Start of DATA SECTION

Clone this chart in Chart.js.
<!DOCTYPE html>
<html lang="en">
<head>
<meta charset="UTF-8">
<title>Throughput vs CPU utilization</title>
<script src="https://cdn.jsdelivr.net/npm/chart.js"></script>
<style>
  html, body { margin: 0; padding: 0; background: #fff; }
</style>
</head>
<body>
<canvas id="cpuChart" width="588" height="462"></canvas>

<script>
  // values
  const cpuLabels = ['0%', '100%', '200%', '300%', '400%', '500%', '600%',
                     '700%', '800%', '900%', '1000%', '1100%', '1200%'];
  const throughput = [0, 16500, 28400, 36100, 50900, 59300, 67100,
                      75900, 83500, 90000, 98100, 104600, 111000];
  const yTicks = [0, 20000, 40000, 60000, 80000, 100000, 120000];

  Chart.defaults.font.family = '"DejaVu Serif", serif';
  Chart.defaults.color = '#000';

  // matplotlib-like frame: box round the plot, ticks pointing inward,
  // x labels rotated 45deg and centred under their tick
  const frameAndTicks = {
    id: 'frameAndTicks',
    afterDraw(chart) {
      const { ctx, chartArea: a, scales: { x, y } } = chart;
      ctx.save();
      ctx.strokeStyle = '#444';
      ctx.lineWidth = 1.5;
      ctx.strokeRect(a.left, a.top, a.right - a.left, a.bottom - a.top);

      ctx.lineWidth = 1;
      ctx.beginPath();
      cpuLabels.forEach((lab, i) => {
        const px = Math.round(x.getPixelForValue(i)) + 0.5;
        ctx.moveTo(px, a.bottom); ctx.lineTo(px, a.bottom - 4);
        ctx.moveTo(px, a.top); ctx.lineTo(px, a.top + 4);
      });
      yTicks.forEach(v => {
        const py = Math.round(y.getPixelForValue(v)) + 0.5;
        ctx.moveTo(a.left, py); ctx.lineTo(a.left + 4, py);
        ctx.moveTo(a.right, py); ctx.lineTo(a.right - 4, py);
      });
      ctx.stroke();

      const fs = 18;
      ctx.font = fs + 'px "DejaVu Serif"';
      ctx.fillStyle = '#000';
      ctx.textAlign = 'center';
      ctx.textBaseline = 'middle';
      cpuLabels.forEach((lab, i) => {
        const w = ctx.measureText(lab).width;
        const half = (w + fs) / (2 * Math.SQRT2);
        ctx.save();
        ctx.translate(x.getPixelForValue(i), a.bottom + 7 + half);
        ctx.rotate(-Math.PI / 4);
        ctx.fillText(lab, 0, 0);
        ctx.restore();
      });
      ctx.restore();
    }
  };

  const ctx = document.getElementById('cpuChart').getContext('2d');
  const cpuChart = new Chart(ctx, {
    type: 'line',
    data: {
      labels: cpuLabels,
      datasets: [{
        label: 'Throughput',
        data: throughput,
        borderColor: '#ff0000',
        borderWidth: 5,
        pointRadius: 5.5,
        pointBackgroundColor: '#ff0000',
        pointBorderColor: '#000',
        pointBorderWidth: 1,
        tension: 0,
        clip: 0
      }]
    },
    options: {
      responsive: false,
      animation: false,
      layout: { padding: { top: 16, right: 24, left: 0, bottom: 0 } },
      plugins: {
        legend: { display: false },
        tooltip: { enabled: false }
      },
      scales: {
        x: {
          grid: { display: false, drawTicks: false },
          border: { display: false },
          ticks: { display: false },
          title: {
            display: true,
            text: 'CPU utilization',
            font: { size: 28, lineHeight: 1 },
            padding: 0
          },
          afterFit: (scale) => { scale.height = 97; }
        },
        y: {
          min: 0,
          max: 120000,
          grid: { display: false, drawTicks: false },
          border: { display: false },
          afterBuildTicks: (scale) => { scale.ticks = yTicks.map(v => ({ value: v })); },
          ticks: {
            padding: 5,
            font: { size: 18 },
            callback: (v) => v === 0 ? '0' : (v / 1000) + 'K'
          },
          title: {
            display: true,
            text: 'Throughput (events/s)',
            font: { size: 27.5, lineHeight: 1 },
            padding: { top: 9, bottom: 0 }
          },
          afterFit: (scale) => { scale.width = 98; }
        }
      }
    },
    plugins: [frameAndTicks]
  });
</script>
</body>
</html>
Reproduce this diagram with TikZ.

End of DATA SECTION
Start of DATA SECTION

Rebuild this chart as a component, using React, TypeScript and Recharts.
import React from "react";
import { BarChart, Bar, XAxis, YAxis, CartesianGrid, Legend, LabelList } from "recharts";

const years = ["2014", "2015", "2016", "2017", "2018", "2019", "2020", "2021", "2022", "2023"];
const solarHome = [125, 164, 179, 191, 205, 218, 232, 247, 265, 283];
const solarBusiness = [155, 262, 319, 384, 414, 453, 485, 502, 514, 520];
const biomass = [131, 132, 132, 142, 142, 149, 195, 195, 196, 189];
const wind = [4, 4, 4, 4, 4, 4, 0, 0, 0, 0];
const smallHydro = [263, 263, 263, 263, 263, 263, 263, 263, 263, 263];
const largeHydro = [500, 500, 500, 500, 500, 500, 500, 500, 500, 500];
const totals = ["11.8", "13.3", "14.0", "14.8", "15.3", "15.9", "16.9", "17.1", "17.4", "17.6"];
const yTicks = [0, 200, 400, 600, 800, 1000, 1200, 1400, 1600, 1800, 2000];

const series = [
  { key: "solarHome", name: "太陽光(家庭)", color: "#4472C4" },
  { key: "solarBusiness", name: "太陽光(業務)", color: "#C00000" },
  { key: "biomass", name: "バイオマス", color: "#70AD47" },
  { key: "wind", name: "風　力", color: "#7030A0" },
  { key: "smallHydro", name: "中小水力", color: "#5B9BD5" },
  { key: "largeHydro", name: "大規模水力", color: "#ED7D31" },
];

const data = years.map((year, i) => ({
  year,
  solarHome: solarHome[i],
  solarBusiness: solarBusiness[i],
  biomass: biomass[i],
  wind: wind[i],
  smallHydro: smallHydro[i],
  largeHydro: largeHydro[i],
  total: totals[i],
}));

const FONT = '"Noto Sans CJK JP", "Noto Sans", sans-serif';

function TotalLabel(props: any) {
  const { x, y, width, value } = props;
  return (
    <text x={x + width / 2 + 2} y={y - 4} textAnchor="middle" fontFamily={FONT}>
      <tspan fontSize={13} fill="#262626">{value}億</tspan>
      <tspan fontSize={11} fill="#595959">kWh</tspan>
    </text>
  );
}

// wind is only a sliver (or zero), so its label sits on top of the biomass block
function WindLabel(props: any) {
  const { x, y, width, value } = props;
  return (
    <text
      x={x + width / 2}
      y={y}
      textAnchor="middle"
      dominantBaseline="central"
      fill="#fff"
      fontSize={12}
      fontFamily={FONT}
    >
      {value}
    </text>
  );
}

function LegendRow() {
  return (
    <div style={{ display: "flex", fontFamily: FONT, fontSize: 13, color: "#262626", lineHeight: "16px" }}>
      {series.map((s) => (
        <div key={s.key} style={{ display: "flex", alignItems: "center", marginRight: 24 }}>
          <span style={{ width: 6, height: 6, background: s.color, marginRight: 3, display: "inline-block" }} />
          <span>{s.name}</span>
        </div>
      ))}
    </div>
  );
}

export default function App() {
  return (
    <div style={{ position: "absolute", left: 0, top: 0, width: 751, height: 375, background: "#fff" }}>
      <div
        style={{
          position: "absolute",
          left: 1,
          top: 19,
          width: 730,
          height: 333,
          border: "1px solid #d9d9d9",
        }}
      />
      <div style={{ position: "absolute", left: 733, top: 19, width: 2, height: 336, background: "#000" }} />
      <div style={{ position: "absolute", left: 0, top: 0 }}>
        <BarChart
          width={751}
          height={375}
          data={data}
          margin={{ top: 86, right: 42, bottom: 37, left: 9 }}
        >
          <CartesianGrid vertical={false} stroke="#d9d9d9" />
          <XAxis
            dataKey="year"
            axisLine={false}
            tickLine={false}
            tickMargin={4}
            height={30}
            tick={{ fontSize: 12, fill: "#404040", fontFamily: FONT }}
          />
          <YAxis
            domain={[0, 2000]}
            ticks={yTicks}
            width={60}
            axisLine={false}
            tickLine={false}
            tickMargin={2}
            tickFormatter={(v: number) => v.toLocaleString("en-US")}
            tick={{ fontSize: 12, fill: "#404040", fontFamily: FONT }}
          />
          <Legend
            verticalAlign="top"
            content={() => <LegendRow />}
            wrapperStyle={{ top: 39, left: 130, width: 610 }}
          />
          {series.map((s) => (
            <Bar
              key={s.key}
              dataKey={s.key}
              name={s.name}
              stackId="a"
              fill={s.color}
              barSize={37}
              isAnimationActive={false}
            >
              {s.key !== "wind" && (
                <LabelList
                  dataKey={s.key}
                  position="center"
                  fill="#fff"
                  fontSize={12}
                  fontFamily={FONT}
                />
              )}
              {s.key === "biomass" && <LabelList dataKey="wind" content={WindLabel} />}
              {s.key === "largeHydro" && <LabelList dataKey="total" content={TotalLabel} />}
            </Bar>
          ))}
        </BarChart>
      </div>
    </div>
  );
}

End of DATA SECTION
Start of DATA SECTION

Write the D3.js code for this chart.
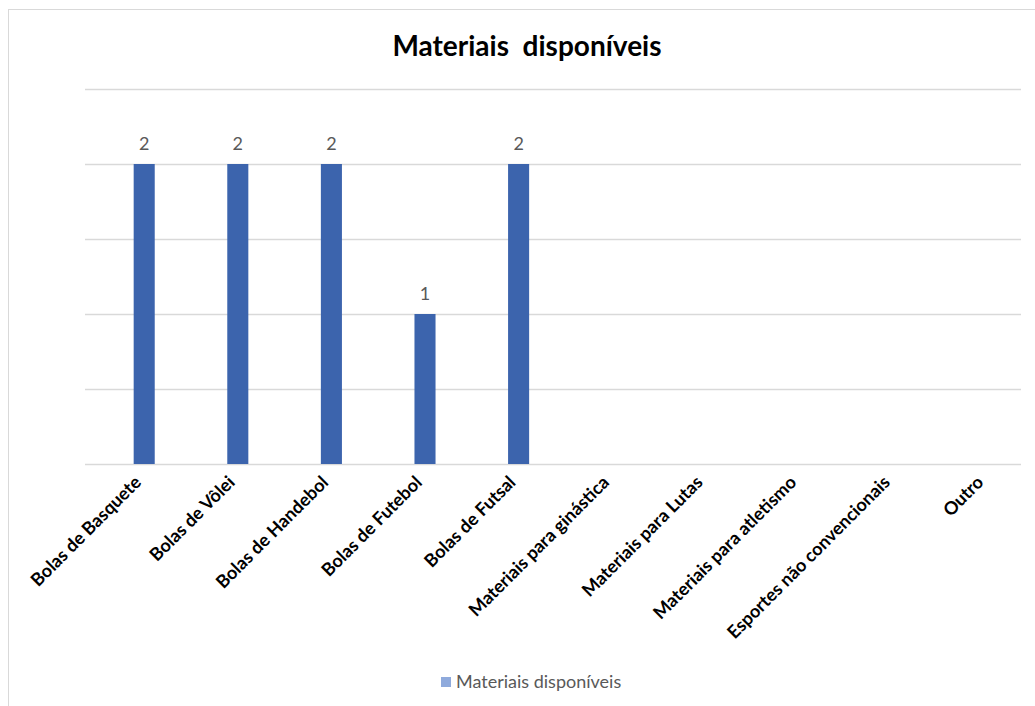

End of DATA SECTION

EXERCISE DESCRIPTION. Give back, word for word, only the lines above from the line holding "Clone this chart in Chart.js." to the line holding "ctx.strokeRect(a.left, a.top, a.right", both included.

ANSWER FOR THE TASK.
Clone this chart in Chart.js.
<!DOCTYPE html>
<html lang="en">
<head>
<meta charset="UTF-8">
<title>Throughput vs CPU utilization</title>
<script src="https://cdn.jsdelivr.net/npm/chart.js"></script>
<style>
  html, body { margin: 0; padding: 0; background: #fff; }
</style>
</head>
<body>
<canvas id="cpuChart" width="588" height="462"></canvas>

<script>
  // values
  const cpuLabels = ['0%', '100%', '200%', '300%', '400%', '500%', '600%',
                     '700%', '800%', '900%', '1000%', '1100%', '1200%'];
  const throughput = [0, 16500, 28400, 36100, 50900, 59300, 67100,
                      75900, 83500, 90000, 98100, 104600, 111000];
  const yTicks = [0, 20000, 40000, 60000, 80000, 100000, 120000];

  Chart.defaults.font.family = '"DejaVu Serif", serif';
  Chart.defaults.color = '#000';

  // matplotlib-like frame: box round the plot, ticks pointing inward,
  // x labels rotated 45deg and centred under their tick
  const frameAndTicks = {
    id: 'frameAndTicks',
    afterDraw(chart) {
      const { ctx, chartArea: a, scales: { x, y } } = chart;
      ctx.save();
      ctx.strokeStyle = '#444';
      ctx.lineWidth = 1.5;
      ctx.strokeRect(a.left, a.top, a.right - a.left, a.bottom - a.top);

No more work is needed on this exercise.